Je crois que ce que nous avons échangé entre nous existe à tout niveau. Ce matin, j'ai pu voir le ministre de la Défense, hier j'ai rencontré les chefs d'entreprises brésiliens de São Paulo et des chefs d'entreprises français, et tous ont cette même volonté d'agir en commun, de développer encore nos relations. Il est bien entendu que dans nos relations bilatérales comme dans nos relations internationales, nous échangeons intimement et c'est ainsi effectivement que nous avons aussi évoqué d'autres problèmes du monde qui nous préoccupent, et en particulier le problème de la Libye. Nous avons marqué ensembles nos préoccupations à l'égard de la situation, nos préoccupations à l'égard de nos ressortissants et nous allons éventuellement essayer de nous aider les uns les autres pour permettre à ceux de nos ressortissants qui le souhaitent de pouvoir quitter la Libye. Et nous avons surtout marqué notre profonde préoccupation face à un déchainement de violence qui est tout à fait inadmissible. Et nous avons demandé et nous demandons ensembles que la violence prenne fin, c'est un impératif aujourd'hui et nous sommes très attachés à ce point.
Muito obrigado.
Questions :
Journaliste d'O Estado de São Paulo : Ministre Patriota, Madame la ministre française, je souhaiterais savoir si, parmi les sujets abordés, il y a eu quelques allusions à un possible achat par la France de combustibles nucléaires brésiliens. Et également, sur la question des avions de chasse, je voudrais savoir si la réduction de R$ 50 milliards dans le budget de l'Etat ne va pas constituer un obstacle dans la résolution de ce dossier. Enfin, sur la Libye, nous souhaiterions connaitre les préoccupations du gouvernement brésilien et la manière dont vont être évacués les Brésiliens qui sont là-bas ?

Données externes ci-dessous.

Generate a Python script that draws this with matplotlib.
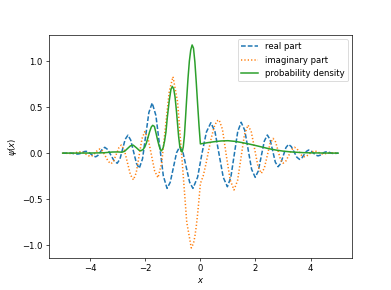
import numpy as np
import matplotlib
matplotlib.use("Agg")
import matplotlib.pyplot as plt

# values, (x, value)
real_pts = [
    (-5.0, 0.0), (-4.75, 0.0), (-4.675, -0.001), (-4.6, -0.005), (-4.525, -0.009),
    (-4.45, -0.01), (-4.375, -0.006), (-4.3, 0.005), (-4.225, 0.016), (-4.15, 0.02),
    (-4.06, 0.011), (-3.975, -0.01), (-3.89, -0.031), (-3.8, -0.04), (-3.72, -0.025),
    (-3.635, 0.012), (-3.55, 0.048), (-3.47, 0.063), (-3.36, 0.038), (-3.245, -0.024),
    (-3.13, -0.085), (-3.02, -0.11), (-2.92, -0.065), (-2.825, 0.043), (-2.73, 0.15),
    (-2.63, 0.195), (-2.53, 0.142), (-2.425, 0.015), (-2.32, -0.112), (-2.22, -0.165),
    (-2.10, -0.061), (-1.985, 0.19), (-1.87, 0.441), (-1.75, 0.545), (-1.615, 0.409),
    (-1.48, 0.081), (-1.345, -0.248), (-1.21, -0.383), (-1.095, -0.317), (-0.98, -0.157),
    (-0.865, 0.004), (-0.75, 0.07), (-0.63, 0.004), (-0.51, -0.157), (-0.39, -0.317),
    (-0.27, -0.383), (-0.10, -0.26), (0.06, 0.0), (0.22, 0.23), (0.38, 0.33),
    (0.53, 0.233), (0.68, -0.015), (0.83, -0.263), (0.98, -0.365), (1.105, -0.263),
    (1.23, -0.015), (1.355, 0.233), (1.48, 0.335), (1.61, 0.248), (1.735, 0.036),
    (1.86, -0.176), (1.99, -0.263), (2.10, -0.196), (2.21, -0.033), (2.32, 0.13),
    (2.43, 0.197), (2.53, 0.147), (2.625, 0.025), (2.72, -0.098), (2.82, -0.148),
    (2.915, -0.113), (3.01, -0.027), (3.105, 0.06), (3.2, 0.095), (3.3, 0.071),
    (3.4, 0.014), (3.5, -0.044), (3.6, -0.068), (3.68, -0.053), (3.765, -0.017),
    (3.85, 0.019), (3.93, 0.034), (4.015, 0.025), (4.1, 0.002), (4.185, -0.021),
    (4.27, -0.03), (4.345, -0.023), (4.42, -0.008), (4.495, 0.008), (4.57, 0.015),
    (4.64, 0.012), (4.71, 0.005), (4.78, -0.002), (4.85, -0.005), (5.0, 0.0),
]

imag_pts = [
    (-5.0, 0.0), (-4.85, -0.002), (-4.7, -0.004), (-4.61, -0.001), (-4.525, 0.0055),
    (-4.44, 0.012), (-4.35, 0.015), (-4.255, 0.008), (-4.16, -0.01), (-4.065, -0.028),
    (-3.97, -0.035), (-3.89, -0.023), (-3.81, 0.005), (-3.73, 0.033), (-3.65, 0.045),
    (-3.55, 0.022), (-3.445, -0.035), (-3.34, -0.092), (-3.24, -0.115), (-3.15, -0.085),
    (-3.055, -0.014), (-2.96, 0.058), (-2.87, 0.088), (-2.76, 0.033), (-2.65, -0.101),
    (-2.54, -0.235), (-2.43, -0.29), (-2.33, -0.214), (-2.225, -0.029), (-2.12, 0.157),
    (-2.02, 0.233), (-1.90, 0.16), (-1.78, -0.017), (-1.66, -0.194), (-1.54, -0.267),
    (-1.405, -0.107), (-1.27, 0.28), (-1.13, 0.67), (-0.995, 0.83), (-0.83, 0.56),
    (-0.66, -0.095), (-0.495, -0.75), (-0.33, -1.03), (-0.25, -0.98), (-0.2, -0.905),
    (-0.15, -0.797), (-0.1, -0.66), (-0.05, -0.5), (0.0, -0.33), (0.1, -0.25),
    (0.2, -0.12), (0.3, 0.03), (0.4, 0.17), (0.5, 0.285), (0.6, 0.35),
    (0.68, 0.36), (0.80, 0.26), (0.94, -0.024), (1.08, -0.29), (1.22, -0.40),
    (1.35, -0.297), (1.475, -0.048), (1.60, 0.202), (1.73, 0.305), (1.85, 0.228),
    (1.97, 0.043), (2.09, -0.143), (2.21, -0.22), (2.32, -0.165), (2.425, -0.03),
    (2.53, 0.105), (2.64, 0.16), (2.73, 0.121), (2.82, 0.025), (2.91, -0.071),
    (3.0, -0.11), (3.105, -0.085), (3.21, -0.024), (3.315, 0.038), (3.42, 0.063),
    (3.505, 0.048), (3.59, 0.012), (3.675, -0.025), (3.76, -0.04), (3.86, -0.031),
    (3.955, -0.009), (4.05, 0.014), (4.15, 0.023), (4.225, 0.018), (4.3, 0.007),
    (4.375, -0.005), (4.45, -0.01), (4.6, -0.003), (4.75, 0.004), (5.0, 0.0),
]

density_pts = [
    (-5.0, 0.0), (-4.0, 0.001), (-3.5, 0.004), (-3.2, 0.012), (-3.0, 0.013),
    (-2.85, 0.01), (-2.75, 0.02), (-2.63, 0.054), (-2.54, 0.079), (-2.44, 0.087),
    (-2.33, 0.06), (-2.22, 0.03), (-2.15, 0.027), (-2.08, 0.04), (-2.02, 0.065),
    (-1.96, 0.11), (-1.90, 0.172), (-1.84, 0.235), (-1.78, 0.285), (-1.73, 0.302),
    (-1.67, 0.29), (-1.62, 0.23), (-1.56, 0.15), (-1.50, 0.08), (-1.45, 0.035),
    (-1.41, 0.025), (-1.35, 0.06), (-1.30, 0.13), (-1.25, 0.23), (-1.20, 0.39),
    (-1.13, 0.57), (-1.07, 0.69), (-1.02, 0.725), (-0.97, 0.70), (-0.92, 0.61),
    (-0.87, 0.46), (-0.83, 0.32), (-0.79, 0.18), (-0.75, 0.08), (-0.70, 0.02),
    (-0.66, 0.012), (-0.62, 0.07), (-0.58, 0.19), (-0.54, 0.38), (-0.50, 0.58),
    (-0.45, 0.81), (-0.40, 1.0), (-0.35, 1.12), (-0.30, 1.175), (-0.25, 1.14),
    (-0.20, 0.99), (-0.15, 0.77), (-0.10, 0.53), (-0.05, 0.30), (0.0, 0.10),
    (0.25, 0.113), (0.5, 0.124), (0.75, 0.132), (1.0, 0.135), (1.25, 0.128),
    (1.5, 0.115), (1.75, 0.10), (2.0, 0.083), (2.25, 0.065), (2.5, 0.047),
    (2.75, 0.033), (3.0, 0.022), (3.25, 0.014), (3.5, 0.009), (3.75, 0.005),
    (4.0, 0.003), (4.5, 0.001), (5.0, 0.0),
]

real_pts = np.array(real_pts)
imag_pts = np.array(imag_pts)
density_pts = np.array(density_pts)

fig, ax = plt.subplots(figsize=(391 / 61, 290 / 61), dpi=61)

lw = 1.8
ax.plot(real_pts[:, 0], real_pts[:, 1], lw=lw, dashes=(3.1, 1.35), label="real part")
ax.plot(imag_pts[:, 0], imag_pts[:, 1], lw=lw, dashes=(0.83, 1.375), label="imaginary part")
ax.plot(density_pts[:, 0], density_pts[:, 1], "-", lw=lw, label="probability density")

ax.set_xlabel("$x$")
ax.set_ylabel(r"$\psi(x)$")
ax.legend(loc="upper right")

fig.savefig("out.png", dpi=61)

Réponse du ministre Antônio Patriota : Ecoutez, sur les deux premiers sujets, je n'ai rien de réellement nouveau à vous dire, cela n'a pas fait l'objet de discussions approfondies. En ce qui concerne les avions de chasse, vous le savez, il existe des coupes budgétaires et la Présidente souhaite réfléchir sur ce dossier. Il y a une réelle compréhension des trois concurrents sur ces délais et ce besoin de réflexion de la part du Brésil.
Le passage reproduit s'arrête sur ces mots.